Turning around from the kitchen, his parents eyed the sticky note and both donning the family grin, the mother began patting his back to keep the sticky note firmly on his back, while saying "Have fun." With a confused face and a raised eyebrow, he replies with "Sure, thanks." The creak of the floorboards could not be heard over the loudness of the festival, and stepping into the hallway, stepping outside he noted that it was warm yet there was a layer of frost covering the floor. So he decided against wearing a jacket, only taking his maroon beanie and placing it over his head.

Even though it was warm, his breath was still visible. Something that confused Loki, but didn't bother him too much. As he approached the festival, which was relatively close, the strong smell of alcohol hit his nose. The pathways were beautiful, lined up with decorative lanterns that were visually pleasing to the eyes. Eyeing left was an alley, with two people and from the looks of it, the man harrasing a woman. Switching his direction towards the alleyway, he quickened his pace and grabbed the arm of the rather odor-filled man. He smelled of pure alcohol, and his clothes smothered in what looks to be puke, atleast Loki hoped. "Hey hey, it's a festival, don't go around harrasing females." he said coldy, in contrast to his usual tone. Glanving the female who looked distraught yet relieved that someone came to help "Go." and with one word she took off. The man got freed from his grip, and with a "Fuck off, Greenie." he swung horizontally towards Loki. He simply stepped backwards to avoid the rather frail swing, and lunged forward digging his knee deep into the mans abdomen. "Now go to sleep for now, don't harass women while you're intoxicated." he said darkly, in contrast to his eerie smile before the drunk closed his eyes with fear.

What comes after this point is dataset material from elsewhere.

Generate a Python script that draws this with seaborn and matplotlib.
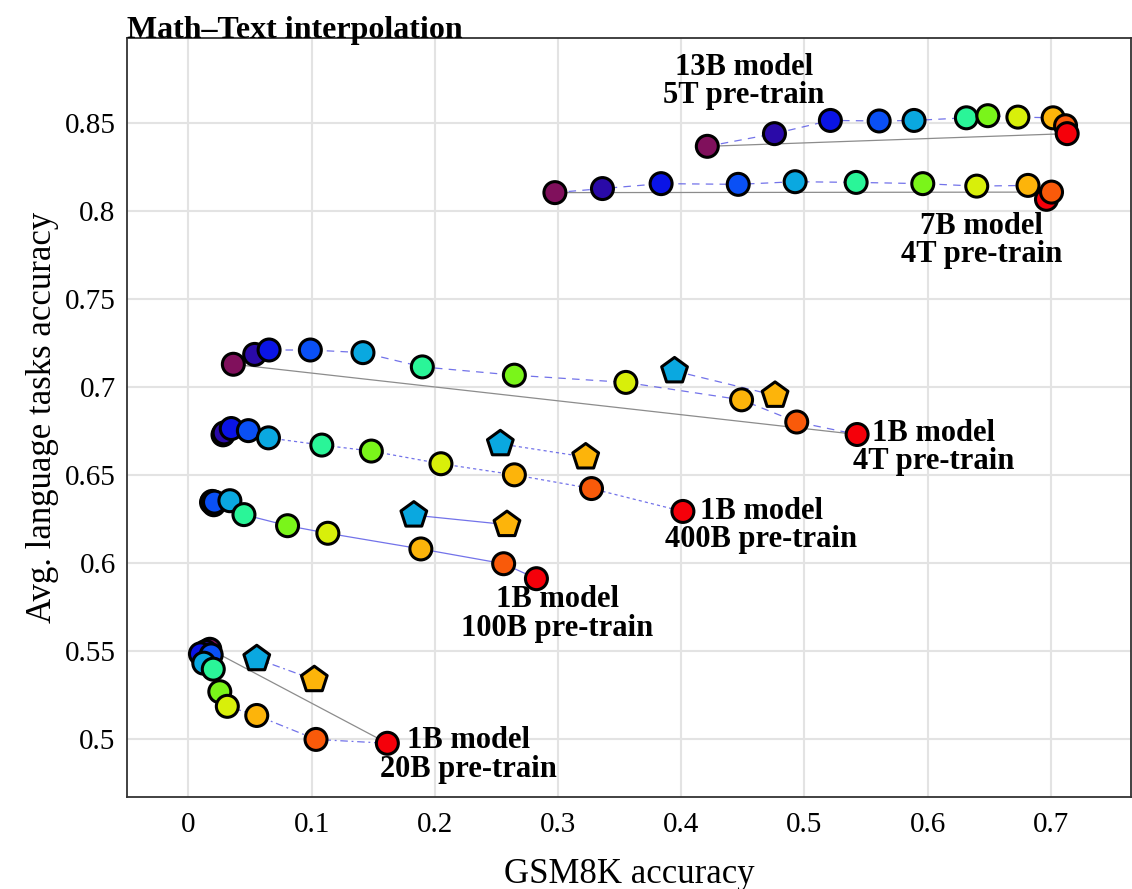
import numpy as np
import pandas as pd
import matplotlib
matplotlib.use("Agg")
import matplotlib.pyplot as plt
import seaborn as sns

# ---------------- data ----------------
steps = list(range(11))
colors = ['#80105c', '#2a0aa8', '#0a14e6', '#0a50f5', '#0aa8e0', '#2af598',
          '#7af51a', '#d8ef0a', '#fdb40a', '#f95a0a', '#f5000a']
pent_colors = ['#0aa8e0', '#fdb40a']

x_13b_5t = [0.4212, 0.4757, 0.5211, 0.5607, 0.5890, 0.6315, 0.6489, 0.6733, 0.7019, 0.7120, 0.7133]
y_13b_5t = [0.8366, 0.8438, 0.8513, 0.8510, 0.8513, 0.8528, 0.8540, 0.8532, 0.8528, 0.8483, 0.8438]

x_7b_4t = [0.2975, 0.3361, 0.3837, 0.4463, 0.4925, 0.5420, 0.5961, 0.6399, 0.6815, 0.6965, 0.7006]
y_7b_4t = [0.8103, 0.8126, 0.8154, 0.8150, 0.8165, 0.8161, 0.8154, 0.8140, 0.8144, 0.8065, 0.8106]
c_7b_4t = [0, 1, 2, 3, 4, 5, 6, 7, 8, 10, 9]

x_1b_4t = [0.0365, 0.0538, 0.0655, 0.0990, 0.1417, 0.1899, 0.2646, 0.3551, 0.4490, 0.4938, 0.5428]
y_1b_4t = [0.7128, 0.7184, 0.7209, 0.7209, 0.7194, 0.7113, 0.7066, 0.7025, 0.6926, 0.6800, 0.6729]
px_1b_4t = [0.3946, 0.4762]
py_1b_4t = [0.7090, 0.6951]

x_1b_400b = [0.0281, 0.0290, 0.0348, 0.0487, 0.0650, 0.1083, 0.1485, 0.2050, 0.2646, 0.3272, 0.4014]
y_1b_400b = [0.6727, 0.6738, 0.6763, 0.6751, 0.6710, 0.6669, 0.6635, 0.6563, 0.6500, 0.6422, 0.6292]
px_1b_400b = [0.2532, 0.3225]
py_1b_400b = [0.6676, 0.6601]

x_1b_100b = [0.0206, 0.0188, 0.0193, 0.0212, 0.0337, 0.0451, 0.0805, 0.1132, 0.1887, 0.2559, 0.2825]
y_1b_100b = [0.6330, 0.6343, 0.6349, 0.6345, 0.6353, 0.6274, 0.6211, 0.6168, 0.6079, 0.5995, 0.5910]
px_1b_100b = [0.1830, 0.2586]
py_1b_100b = [0.6271, 0.6217]

x_1b_20b = [0.0174, 0.0139, 0.0098, 0.0185, 0.0125, 0.0202, 0.0255, 0.0316, 0.0555, 0.1036, 0.1615]
y_1b_20b = [0.5509, 0.5496, 0.5483, 0.5477, 0.5430, 0.5396, 0.5268, 0.5185, 0.5133, 0.4997, 0.4975]
px_1b_20b = [0.0555, 0.1022]
py_1b_20b = [0.5455, 0.5336]

labels = ["13B model\n5T pre-train", "7B model\n4T pre-train", "1B model\n4T pre-train",
          "1B model\n400B pre-train", "1B model\n100B pre-train", "1B model\n20B pre-train"]
label_x = [0.451, 0.644, 0.605, 0.465, 0.2994, 0.2276]
label_y = [0.8735, 0.7830, 0.6654, 0.6213, 0.5710, 0.4909]

title = "Math\u2013Text interpolation"
xlabel = "GSM8K accuracy"
ylabel = "Avg. language tasks accuracy"
xticks = [0, 0.1, 0.2, 0.3, 0.4, 0.5, 0.6, 0.7]
xticklabels = ["0", "0.1", "0.2", "0.3", "0.4", "0.5", "0.6", "0.7"]
yticks = [0.5, 0.55, 0.6, 0.65, 0.7, 0.75, 0.8, 0.85]
yticklabels = ["0.5", "0.55", "0.6", "0.65", "0.7", "0.75", "0.8", "0.85"]

# ---------------- style ----------------
sns.set_theme(style="whitegrid")
plt.rcParams['font.family'] = ['Liberation Serif', 'DejaVu Serif']

fig = plt.figure(figsize=(11.32, 8.89), dpi=100)
ax = fig.add_axes([0.112, 0.1035, 0.887, 0.8535])

line_col = '#5a5ae6'
series = [
    (x_13b_5t, y_13b_5t, steps, None, None, (0, (6, 5)), True),
    (x_7b_4t, y_7b_4t, c_7b_4t, None, None, (0, (6, 5)), True),
    (x_1b_4t, y_1b_4t, steps, px_1b_4t, py_1b_4t, (0, (6, 5)), True),
    (x_1b_400b, y_1b_400b, steps, px_1b_400b, py_1b_400b, (0, (2.5, 2.5)), False),
    (x_1b_100b, y_1b_100b, steps, px_1b_100b, py_1b_100b, '-', False),
    (x_1b_20b, y_1b_20b, steps, px_1b_20b, py_1b_20b, (0, (6, 3, 1.5, 3)), True),
]

for xs, ys, st, pxs, pys, ls, gray in series:
    df = pd.DataFrame({'x': xs, 'y': ys, 'step': st})
    if gray:
        dg = pd.DataFrame({'x': [xs[0], xs[-1]], 'y': [ys[0], ys[-1]]})
        sns.lineplot(data=dg, x='x', y='y', sort=False, estimator=None, ax=ax,
                     color='#8c8c8c', linewidth=0.9, zorder=2)
    sns.lineplot(data=df, x='x', y='y', sort=False, estimator=None, ax=ax,
                 color=line_col, linewidth=0.9, linestyle=ls, zorder=2, alpha=0.85)
    if pxs is not None:
        dp = pd.DataFrame({'x': pxs, 'y': pys, 'k': [0, 1]})
        sns.lineplot(data=dp, x='x', y='y', sort=False, estimator=None, ax=ax,
                     color=line_col, linewidth=0.9, linestyle=ls, zorder=2, alpha=0.85)
        sns.scatterplot(data=dp, x='x', y='y', hue='k', palette=pent_colors, marker='p',
                        s=380, edgecolor='black', linewidth=2.2, legend=False, ax=ax, zorder=3)
    pal = {i: colors[i] for i in range(11)}
    sns.scatterplot(data=df, x='x', y='y', hue='step', palette=pal, marker='o',
                    s=250, edgecolor='black', linewidth=2.2, legend=False, ax=ax, zorder=3)

for t, lx, ly in zip(labels, label_x, label_y):
    ax.text(lx, ly, t, ha='center', va='center', fontsize=22, fontweight='bold',
            linespacing=0.98, color='black', zorder=5)

ax.set_xlim(-0.05, 0.765)
ax.set_ylim(0.467, 0.898)
ax.set_xticks(xticks)
ax.set_xticklabels(xticklabels)
ax.set_yticks(yticks)
ax.set_yticklabels(yticklabels)
ax.tick_params(axis='x', length=0, labelsize=21, pad=11, colors='black')
ax.tick_params(axis='y', length=0, labelsize=21, pad=8, colors='black')
ax.set_xlabel(xlabel, fontsize=25, labelpad=14, color='black')
ax.set_ylabel(ylabel, fontsize=25, labelpad=4, color='black')
ax.set_title(title, loc='left', fontsize=23, fontweight='bold', pad=0, color='black')

ax.grid(True, color='#e3e3e3', linewidth=1.5)
ax.set_facecolor('white')
for sp in ax.spines.values():
    sp.set_color('#333333')
    sp.set_linewidth(1.3)
    sp.set_visible(True)

fig.savefig("out.png", dpi=100, facecolor='white')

Leaving the drunk in his own piss and grime, Loki walked off, cracking his left arm and began walking on the pathway again to the busy festival. The amount of drunken teenagers and children unattended increased with each step. Hearing a large 'DING' or, well 'Crack' his eyes snapped to an attraction, the 'High Striker' as the sign said. Seeing a rather bulky teenager basically breaking the attraction in pieces. Loki chuckled to himself, to see the owner's face distort from greed to utter surprise in quick succession. The teenager then began collecting his prize and handing it to a kid, "How nice of you." he said to the bulky teenager patting his back, in mock salutations, though his real purpose was to carefully place a sticky note as he was passing by, "Well I'll leave you to your devices now, O strong man." he finished and flashed a mock salutate before leaving. As he was walking away, he hastened his pace, as the strong teenager might notice and subtle disappeared into the crowd of drunken men and women. After his exchange he began looking towards the other attractions filled to the brim with teenagers and adults alike, mostly drunk. "Such a lively atmosphere."
@Inertia
Sorry but it is not. I am currently updating the first page now.


Sorry didn't see!

Well, good luck with this.
Well, if the Earth bender spot is open, I'd make a CS for it.
omg u scratched the armor of his parents heritage lmao.

Well he wouldn't care too much, probably.
<Snipped quote by Inertia>

I'd be a fool to. A very dead fool...


Let's see if the quick jester lives.
The "Does the broken beauty have a name? Or was that stolen along with your left eye?" line was so smooooth
I wouldn't count out Cassius' speed.